### PROVIDED RECORDS
★ ★ ★ ★

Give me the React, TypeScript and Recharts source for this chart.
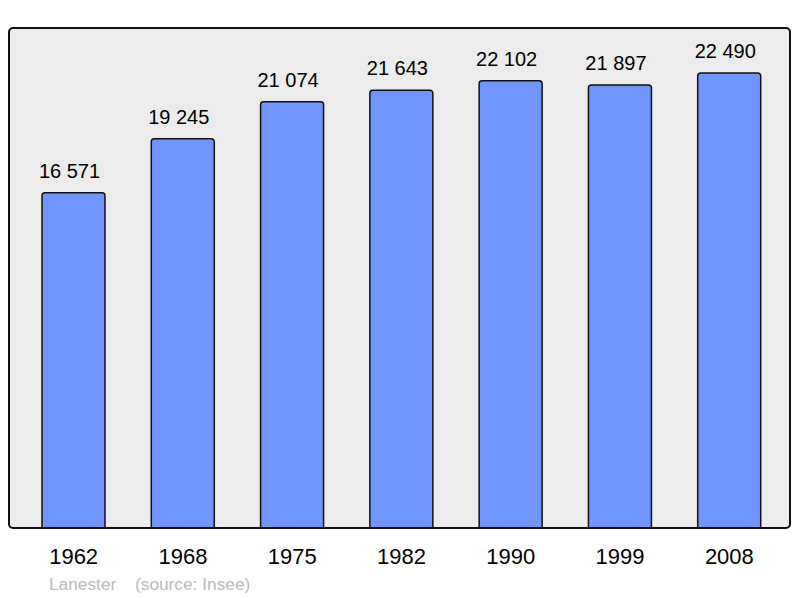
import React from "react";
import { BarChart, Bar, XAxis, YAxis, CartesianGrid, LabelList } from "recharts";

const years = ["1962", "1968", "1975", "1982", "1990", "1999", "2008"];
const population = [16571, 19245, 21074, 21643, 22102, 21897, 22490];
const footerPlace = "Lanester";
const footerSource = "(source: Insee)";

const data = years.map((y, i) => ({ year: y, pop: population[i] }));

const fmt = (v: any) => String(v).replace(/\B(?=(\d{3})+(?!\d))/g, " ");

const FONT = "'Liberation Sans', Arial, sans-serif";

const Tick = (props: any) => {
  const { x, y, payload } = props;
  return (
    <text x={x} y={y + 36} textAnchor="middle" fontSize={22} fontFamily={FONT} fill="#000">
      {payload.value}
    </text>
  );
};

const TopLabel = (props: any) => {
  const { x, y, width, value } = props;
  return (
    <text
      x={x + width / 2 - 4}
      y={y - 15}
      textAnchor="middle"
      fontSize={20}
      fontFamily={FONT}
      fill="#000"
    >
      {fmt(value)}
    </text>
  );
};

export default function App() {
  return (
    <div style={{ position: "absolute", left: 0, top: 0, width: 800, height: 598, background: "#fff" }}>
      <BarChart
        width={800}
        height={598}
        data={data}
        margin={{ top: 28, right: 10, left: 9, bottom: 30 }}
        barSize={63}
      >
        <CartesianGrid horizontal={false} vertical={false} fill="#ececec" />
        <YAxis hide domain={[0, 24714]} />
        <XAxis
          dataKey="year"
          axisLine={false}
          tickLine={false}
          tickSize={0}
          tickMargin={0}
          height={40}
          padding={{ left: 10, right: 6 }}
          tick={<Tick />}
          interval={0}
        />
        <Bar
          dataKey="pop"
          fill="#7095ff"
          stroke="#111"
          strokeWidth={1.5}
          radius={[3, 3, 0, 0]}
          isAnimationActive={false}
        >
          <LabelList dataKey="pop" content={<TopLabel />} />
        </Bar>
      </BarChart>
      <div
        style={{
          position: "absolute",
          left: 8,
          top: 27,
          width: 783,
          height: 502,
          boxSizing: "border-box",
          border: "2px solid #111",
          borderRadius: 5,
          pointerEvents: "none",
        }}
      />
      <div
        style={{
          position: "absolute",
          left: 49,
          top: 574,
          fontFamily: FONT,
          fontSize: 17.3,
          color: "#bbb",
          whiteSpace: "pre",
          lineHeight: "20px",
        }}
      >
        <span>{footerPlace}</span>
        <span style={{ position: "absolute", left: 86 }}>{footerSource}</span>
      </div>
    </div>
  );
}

★ ★ ★ ★

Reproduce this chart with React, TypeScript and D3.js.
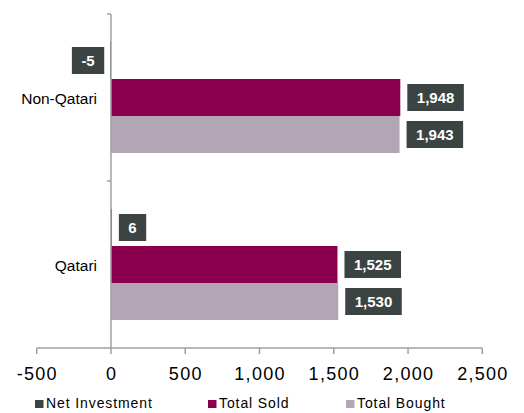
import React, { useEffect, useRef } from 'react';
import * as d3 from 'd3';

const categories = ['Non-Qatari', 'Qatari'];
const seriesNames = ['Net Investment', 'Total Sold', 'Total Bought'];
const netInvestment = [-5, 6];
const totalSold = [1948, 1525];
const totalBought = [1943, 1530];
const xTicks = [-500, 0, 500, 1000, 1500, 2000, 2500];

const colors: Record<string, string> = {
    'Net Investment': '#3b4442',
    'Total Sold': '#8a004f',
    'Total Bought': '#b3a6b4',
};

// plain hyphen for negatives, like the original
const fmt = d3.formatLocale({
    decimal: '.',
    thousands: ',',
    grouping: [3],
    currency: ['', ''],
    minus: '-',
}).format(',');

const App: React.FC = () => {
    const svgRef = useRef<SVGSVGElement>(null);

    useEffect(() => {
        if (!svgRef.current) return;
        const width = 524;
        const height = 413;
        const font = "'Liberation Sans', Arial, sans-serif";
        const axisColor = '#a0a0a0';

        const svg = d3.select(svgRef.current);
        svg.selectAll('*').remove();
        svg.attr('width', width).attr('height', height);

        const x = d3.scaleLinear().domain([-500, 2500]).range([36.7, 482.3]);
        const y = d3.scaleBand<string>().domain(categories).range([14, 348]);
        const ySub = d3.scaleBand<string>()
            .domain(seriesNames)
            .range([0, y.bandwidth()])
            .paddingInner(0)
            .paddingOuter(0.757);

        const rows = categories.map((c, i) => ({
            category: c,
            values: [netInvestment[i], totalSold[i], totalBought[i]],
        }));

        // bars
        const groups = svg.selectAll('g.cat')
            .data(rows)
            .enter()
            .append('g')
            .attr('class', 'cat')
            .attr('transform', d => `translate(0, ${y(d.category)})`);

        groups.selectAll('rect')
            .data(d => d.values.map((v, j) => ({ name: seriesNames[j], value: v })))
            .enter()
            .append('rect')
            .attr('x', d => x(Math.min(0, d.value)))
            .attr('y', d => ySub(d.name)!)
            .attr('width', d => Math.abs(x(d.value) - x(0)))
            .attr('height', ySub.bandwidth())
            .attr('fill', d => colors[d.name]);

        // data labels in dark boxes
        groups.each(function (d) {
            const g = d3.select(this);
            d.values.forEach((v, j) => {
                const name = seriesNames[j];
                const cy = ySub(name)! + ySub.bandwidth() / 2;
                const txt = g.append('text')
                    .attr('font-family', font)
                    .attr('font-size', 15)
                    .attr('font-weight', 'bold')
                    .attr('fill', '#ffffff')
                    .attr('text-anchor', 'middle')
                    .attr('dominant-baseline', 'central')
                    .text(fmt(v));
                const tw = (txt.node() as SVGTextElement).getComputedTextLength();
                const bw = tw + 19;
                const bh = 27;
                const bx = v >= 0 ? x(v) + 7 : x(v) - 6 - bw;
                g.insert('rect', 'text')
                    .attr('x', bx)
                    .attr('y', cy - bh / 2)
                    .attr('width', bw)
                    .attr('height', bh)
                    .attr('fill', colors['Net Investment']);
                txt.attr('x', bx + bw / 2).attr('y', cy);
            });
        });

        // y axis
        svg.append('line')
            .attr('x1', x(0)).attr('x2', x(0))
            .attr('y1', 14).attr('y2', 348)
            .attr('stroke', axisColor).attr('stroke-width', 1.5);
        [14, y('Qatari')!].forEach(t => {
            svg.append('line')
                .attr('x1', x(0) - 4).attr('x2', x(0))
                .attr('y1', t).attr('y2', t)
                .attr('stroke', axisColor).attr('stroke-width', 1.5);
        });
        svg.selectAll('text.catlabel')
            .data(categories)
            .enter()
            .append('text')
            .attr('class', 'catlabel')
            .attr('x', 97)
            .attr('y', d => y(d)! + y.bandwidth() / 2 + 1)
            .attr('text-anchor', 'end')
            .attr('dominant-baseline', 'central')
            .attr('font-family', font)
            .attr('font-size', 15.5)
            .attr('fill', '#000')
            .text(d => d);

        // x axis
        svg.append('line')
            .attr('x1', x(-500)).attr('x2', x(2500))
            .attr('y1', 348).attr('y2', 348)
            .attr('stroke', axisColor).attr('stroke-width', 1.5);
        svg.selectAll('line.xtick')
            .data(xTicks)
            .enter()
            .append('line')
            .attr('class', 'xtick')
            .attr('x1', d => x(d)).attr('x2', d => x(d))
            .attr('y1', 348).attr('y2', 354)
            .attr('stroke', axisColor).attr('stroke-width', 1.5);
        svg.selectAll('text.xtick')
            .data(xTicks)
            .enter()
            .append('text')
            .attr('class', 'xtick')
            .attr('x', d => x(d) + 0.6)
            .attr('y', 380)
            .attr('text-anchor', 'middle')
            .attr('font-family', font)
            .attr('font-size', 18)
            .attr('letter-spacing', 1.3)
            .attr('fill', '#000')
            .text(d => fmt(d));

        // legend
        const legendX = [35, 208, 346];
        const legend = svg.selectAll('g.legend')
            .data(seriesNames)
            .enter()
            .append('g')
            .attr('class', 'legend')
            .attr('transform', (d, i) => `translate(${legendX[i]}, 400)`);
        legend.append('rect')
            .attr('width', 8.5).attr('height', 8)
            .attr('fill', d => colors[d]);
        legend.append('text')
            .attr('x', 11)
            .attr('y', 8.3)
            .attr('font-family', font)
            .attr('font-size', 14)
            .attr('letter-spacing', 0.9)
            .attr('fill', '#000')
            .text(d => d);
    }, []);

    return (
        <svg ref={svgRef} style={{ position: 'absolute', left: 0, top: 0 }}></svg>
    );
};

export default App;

★ ★ ★ ★

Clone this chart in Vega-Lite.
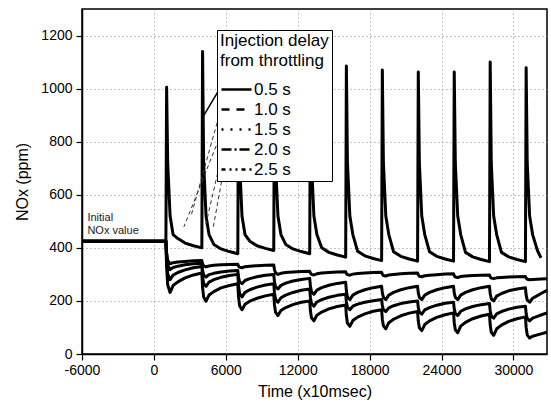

★ ★ ★ ★

### WRITTEN EXERCISE
Give again, word for word, only the lines starting at the line with "Give me the" and ending at the line with "YAxis, CartesianGrid, LabelList", keeping both end lines; pictures stay out.

### TASK RESPONSE
Give me the React, TypeScript and Recharts source for this chart.
import React from "react";
import { BarChart, Bar, XAxis, YAxis, CartesianGrid, LabelList } from "recharts";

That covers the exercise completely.